There's something I forgot to suggest previously.  ServerUnhealthyResponse.  Have you tried this?  It looks like this: 

      <LoadBalancer>
        <Algorithm>RoundRobin</Algorithm>
        <Server name="central" />
        <Server name="east">
          <IsFallback>true</IsFallback>
        </Server>
        <MaxFailures>2</MaxFailures> <!-- as you wish -->
        <ServerUnhealthyResponse>
            <ResponseCode>500</ResponseCode>
            <ResponseCode>502</ResponseCode>
            <ResponseCode>503</ResponseCode>
        </ServerUnhealthyResponse>
      </LoadBalancer>
      ...

In this case, the LoadBalancer takes the server out of rotation as soon as it sees a response code of 500, 502 or 503.  You can add more codes as you like there.  The LoadBalancer will not re-add the unhealthy server automatically!  For that you need a HealthMonitor. 

 

The HealthMonitor will check all servers, with the HTTP request you configure.  This includes the IsFallback server. 

When the HealthMonitor gets a "I am healthy" response from the target, it will re-add it into rotation.
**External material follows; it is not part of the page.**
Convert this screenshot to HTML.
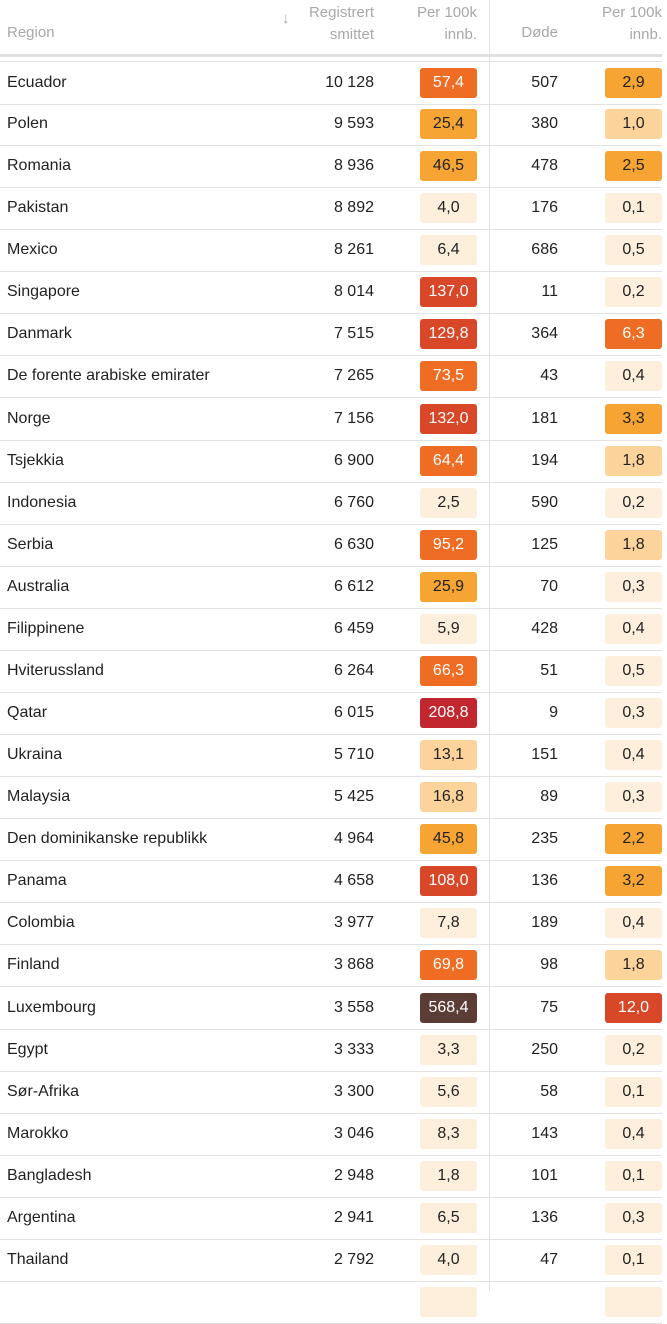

In that case, your "RoundRobin" rotation will select the "central" server unless and until it responds with a 5xx code, or until such time as the HealthMonitor gets an unhealthy response in the future.

 

Only problem with above solution is the MaxFailures. What is the time interval in which MaxFailures count resets? because we have regular 500s due to bad data or application exception which is common throughout the day in very small amounts & that should not cause region failover from apigeex end. Also what is the variable that would get the backend http response code in apigeex ? because we are seeing only 500 being logged in our splunk so need to correct it if we are using incorrect variable.

The count resets when the server is placed back into rotation, eg, when the HealthMonitor determines that the server is healthy.

If there is a way for you to distinguish "server is not available" from "transient server error due to application exception" by status code, that would be good. Eg 503 for server unavailable, versus 500 for application exception. In that case just omit 500 from the list you specify in ServerUnhealthyResponse.

The var that gets the status code is response.status.code

Based on our logging we see response.status.code as always 500 for a non success response from backend irrespective of the backend http response but the error.status.code seems to show correctly with 400, 500, 502 & 503 response code in apigeex. Is this a bug in the product as of now?

I think that behavior is expected.  the Apigee runtime will set error.status.code for the thing that gets sent from the target. Apigee then enters "fault status", and invokes your FaultRules. If you have no FaultRules handling this condition, then I believe Apigee may just return a 500 error. 

So if you use FaultRules, you can allow the response.status.code to coincide with the error.status.code, or ... do whatever you like with it.